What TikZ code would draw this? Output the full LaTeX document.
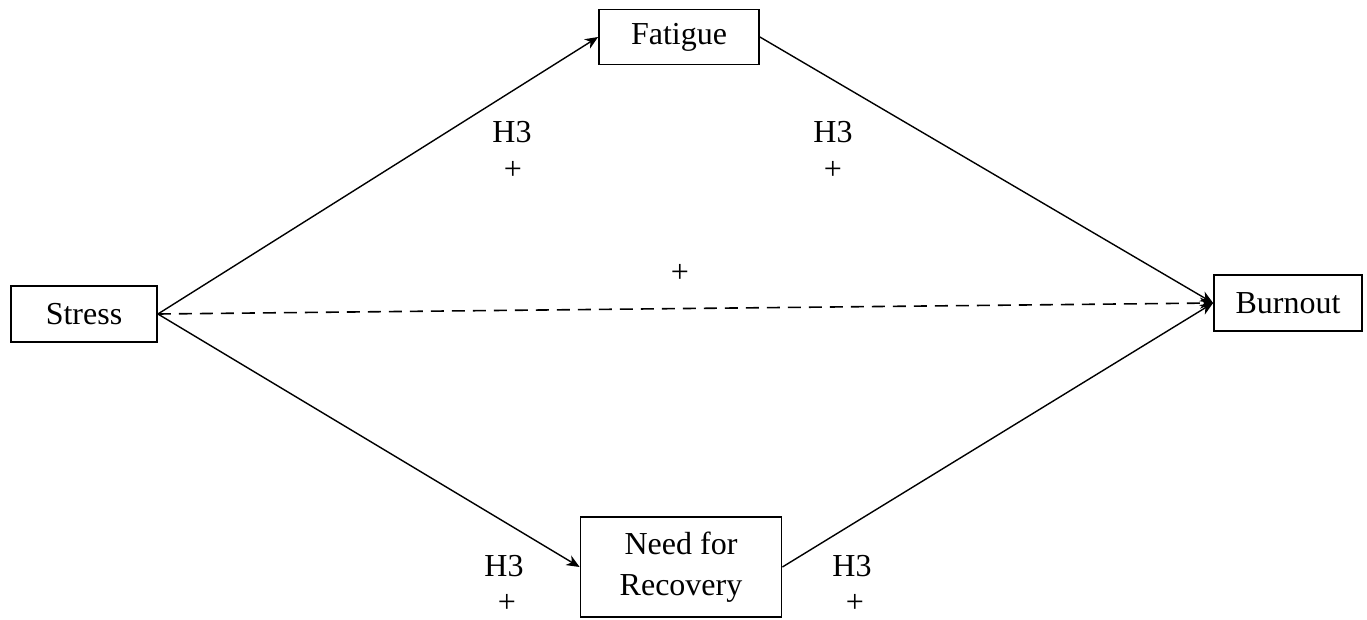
\documentclass[tikz,border=0pt]{standalone}
\usepackage{fontspec}
\setmainfont{Liberation Serif}
\usetikzlibrary{arrows.meta,positioning}

\begin{document}
\begin{tikzpicture}[
  x=1pt, y=-1pt,
  font=\fontsize{32}{41}\selectfont,
  >={Stealth[length=13pt,width=11pt,inset=4pt]},
  var/.style={draw, line width=1.8pt, align=center, inner sep=0pt},
  flow/.style={->, line width=1.4pt},
  direct/.style={->, line width=1.6pt, dash pattern=on 13pt off 8pt},
  tag/.style={inner sep=0pt, align=center}
]
  \useasboundingbox (0,0) rectangle (1367,619);

  \node[var, minimum width=146pt, minimum height=56pt] (stress) at (84,314) {Stress};
  \node[var, minimum width=160pt, minimum height=55pt] (fatigue) at (679,37) {Fatigue};
  \node[var, minimum width=148pt, minimum height=56pt] (burnout) at (1288,303) {Burnout};
  \node[var, minimum width=201pt, minimum height=100pt] (nfr) at (681,567) {Need for\\Recovery};

  \draw[flow] (stress.east) -- (fatigue.west);
  \draw[flow] (fatigue.east) -- (burnout.west);
  \draw[flow] (stress.east) -- (nfr.west);
  \draw[flow] (nfr.east) -- (burnout.west);
  \draw[direct] (stress.east) -- (burnout.west);

  % hypothesis labels
  \node[tag] (h1) at (512,132) {H3};
  \node[tag] (p1) at (513,170) {+};
  \node[tag] (h2) at (833,132) {H3};
  \node[tag] (p2) at (833,170) {+};
  \node[tag] (p0) at (680,273) {+};
  \node[tag] (h3) at (504,566) {H3};
  \node[tag] (p3) at (507,603) {+};
  \node[tag] (h4) at (852,566) {H3};
  \node[tag] (p4) at (855,603) {+};
\end{tikzpicture}
\end{document}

● ● ● ●

### Task statement
Find the lines with the string "draw" and reproduce them.

### The response
What TikZ code would draw this? Output the full LaTeX document.
  var/.style={draw, line width=1.8pt, align=center, inner sep=0pt},
  \draw[flow] (stress.east) -- (fatigue.west);
  \draw[flow] (fatigue.east) -- (burnout.west);
  \draw[flow] (stress.east) -- (nfr.west);
  \draw[flow] (nfr.east) -- (burnout.west);
  \draw[direct] (stress.east) -- (burnout.west);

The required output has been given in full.